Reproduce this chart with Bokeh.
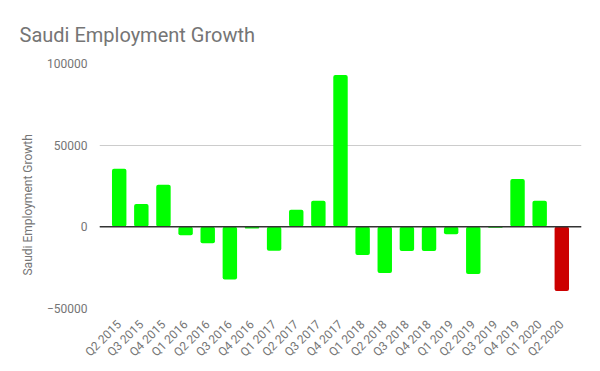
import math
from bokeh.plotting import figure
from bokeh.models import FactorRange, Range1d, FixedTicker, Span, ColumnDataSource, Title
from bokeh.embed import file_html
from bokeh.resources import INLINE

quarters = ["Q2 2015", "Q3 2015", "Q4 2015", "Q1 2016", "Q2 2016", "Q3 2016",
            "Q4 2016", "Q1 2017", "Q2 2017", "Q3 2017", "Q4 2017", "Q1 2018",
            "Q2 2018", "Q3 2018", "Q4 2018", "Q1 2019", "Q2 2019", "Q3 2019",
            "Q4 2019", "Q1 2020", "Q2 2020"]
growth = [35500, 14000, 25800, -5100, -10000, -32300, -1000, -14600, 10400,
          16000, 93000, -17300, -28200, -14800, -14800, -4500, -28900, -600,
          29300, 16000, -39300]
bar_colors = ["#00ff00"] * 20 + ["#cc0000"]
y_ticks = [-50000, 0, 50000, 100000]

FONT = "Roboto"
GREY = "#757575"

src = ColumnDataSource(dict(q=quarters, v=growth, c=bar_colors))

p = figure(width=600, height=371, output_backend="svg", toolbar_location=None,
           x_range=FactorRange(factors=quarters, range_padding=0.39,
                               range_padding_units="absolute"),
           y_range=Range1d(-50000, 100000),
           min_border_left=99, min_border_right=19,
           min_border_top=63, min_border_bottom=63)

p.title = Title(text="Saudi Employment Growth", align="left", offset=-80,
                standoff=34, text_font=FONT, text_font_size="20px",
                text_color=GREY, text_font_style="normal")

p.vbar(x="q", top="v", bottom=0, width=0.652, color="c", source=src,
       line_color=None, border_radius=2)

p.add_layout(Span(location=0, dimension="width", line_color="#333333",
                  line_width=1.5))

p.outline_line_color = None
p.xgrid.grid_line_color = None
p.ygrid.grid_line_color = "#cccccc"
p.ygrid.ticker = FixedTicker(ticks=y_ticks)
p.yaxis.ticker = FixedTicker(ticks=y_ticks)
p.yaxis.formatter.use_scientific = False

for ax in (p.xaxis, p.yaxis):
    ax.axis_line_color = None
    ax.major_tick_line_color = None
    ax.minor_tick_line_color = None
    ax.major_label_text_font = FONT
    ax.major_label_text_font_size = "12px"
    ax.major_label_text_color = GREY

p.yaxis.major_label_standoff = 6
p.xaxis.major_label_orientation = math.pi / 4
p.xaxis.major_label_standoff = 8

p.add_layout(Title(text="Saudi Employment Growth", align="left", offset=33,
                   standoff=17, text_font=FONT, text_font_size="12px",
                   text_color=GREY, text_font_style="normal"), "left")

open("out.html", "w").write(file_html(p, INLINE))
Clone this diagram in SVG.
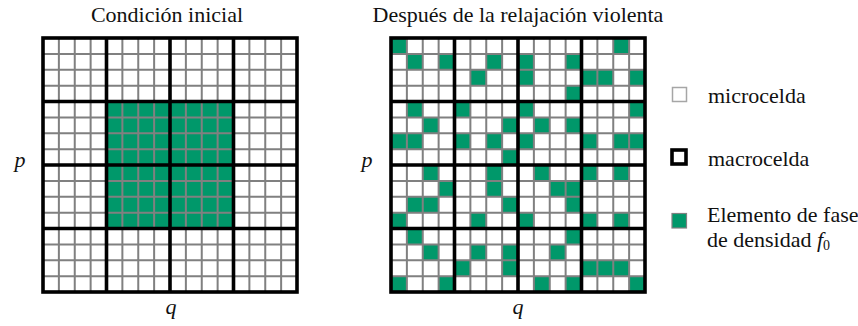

■ ■ ■ ■ ■

● **What to produce**:
Above are the records. Copy every line in them holding "this".

● **Output of the task**:
Reproduce this chart with Bokeh.
Clone this diagram in SVG.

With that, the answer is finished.